Die Abgeordneten des Bundestages kämpfen zurecht gegen "fake news" und Beleidigungen, zuletzt ganz erfolgreich Ihre Parteikollegin und Bundestagsvizepräsidentin Frau Claudia Roth (siehe Spiegel-Bericht vom 14.02.2017), erstaunlicherweise tun sie aber nichts, wenn Polen, ein Land das durch die Hitlerherrschaft 6 Millionen Bürger, darunter 3 Millionen Juden verlor, als Nazis beschimpft werden (Volksverhetzung ist nach StGB § 130 strafbar). Manche Historiker, darunter Prof. Grzegorz Kucharczyk behaupten sogar, dass der Begriff „polnisches Konzentrationslager“ von dem ehemaligen Nazi Alfred Benzinger von der Dienststelle 114 des westdeutschen Geheimdienstes eingeführt wurde, um in dieser Weise die globale Wahrnehmung der deutschen Täterschaft im Zweiten Weltkrieg von Deutschland auf Polen und „staatenlose Nazis“ zu verschieben. Das polnische Außenministerium und meine Organisation PMI registrieren jährlich zwischen 200 und 300 Fälle von „polnischen Todeslagern“ in den Mainstream-Medien inkl. Nachrichtenagenturen wie ANSA, efe, AP oder in der Vergangenheit gelegentlich auch dpa. Dies kommt so weit, dass sogar die Konzentrationslager, die sich auf dem kerndeutschen Gebiet befanden wie Gross-Rosen (im „Australian Financial Review“) oder Dachau (im „New York Times“) als „polnische Konzentrationslager“ beschrieben werden.

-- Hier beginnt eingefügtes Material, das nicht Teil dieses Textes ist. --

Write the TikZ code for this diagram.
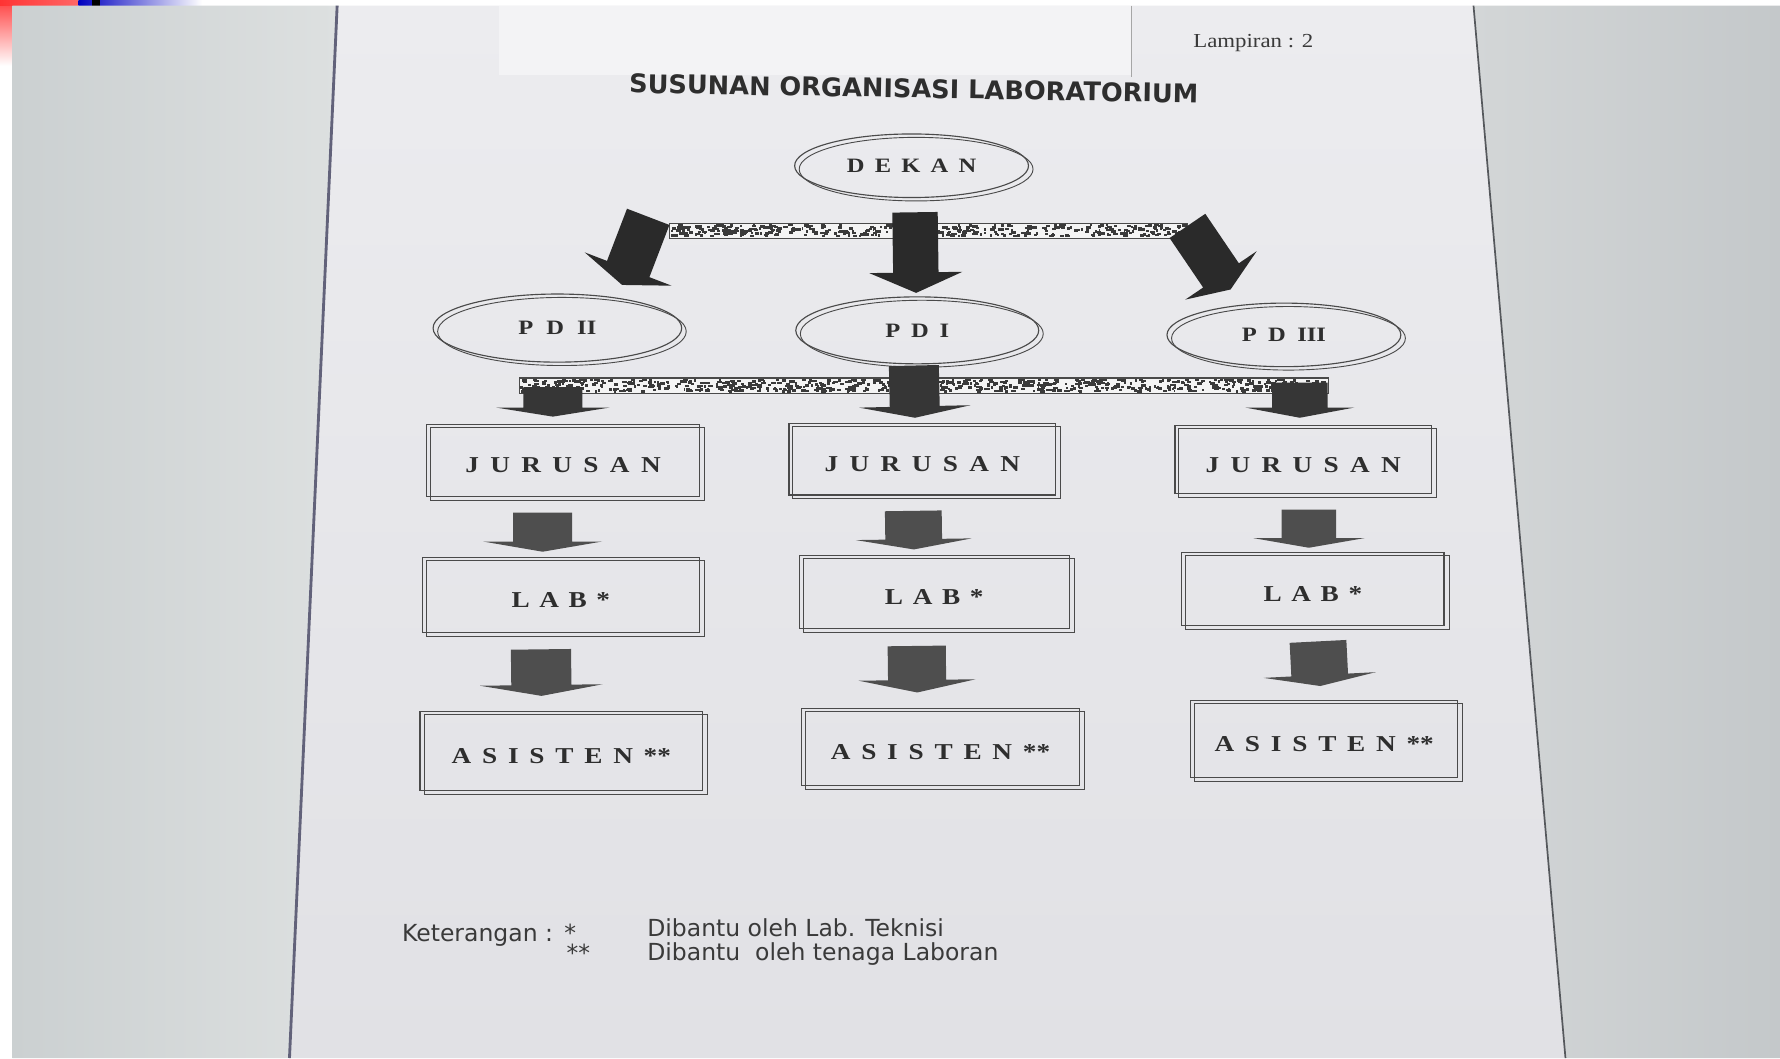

Aus diesem Grund möchte ich Sie bitten, als den Genossen der TAZ und als das dienstälteste Mitglied des Parlamentarischen Kontrollgremiums meiner Organisation zu klären, warum deutsche Medien inklusive die Tageszeitung, die Sie mitentwickelt und in 90er Jahren mitgerettet haben, auf die Rhetorik, die wie Prof. Kucharczyk meint, von dem deutschen Geheimdienst eingeführt wurde, zugreifen.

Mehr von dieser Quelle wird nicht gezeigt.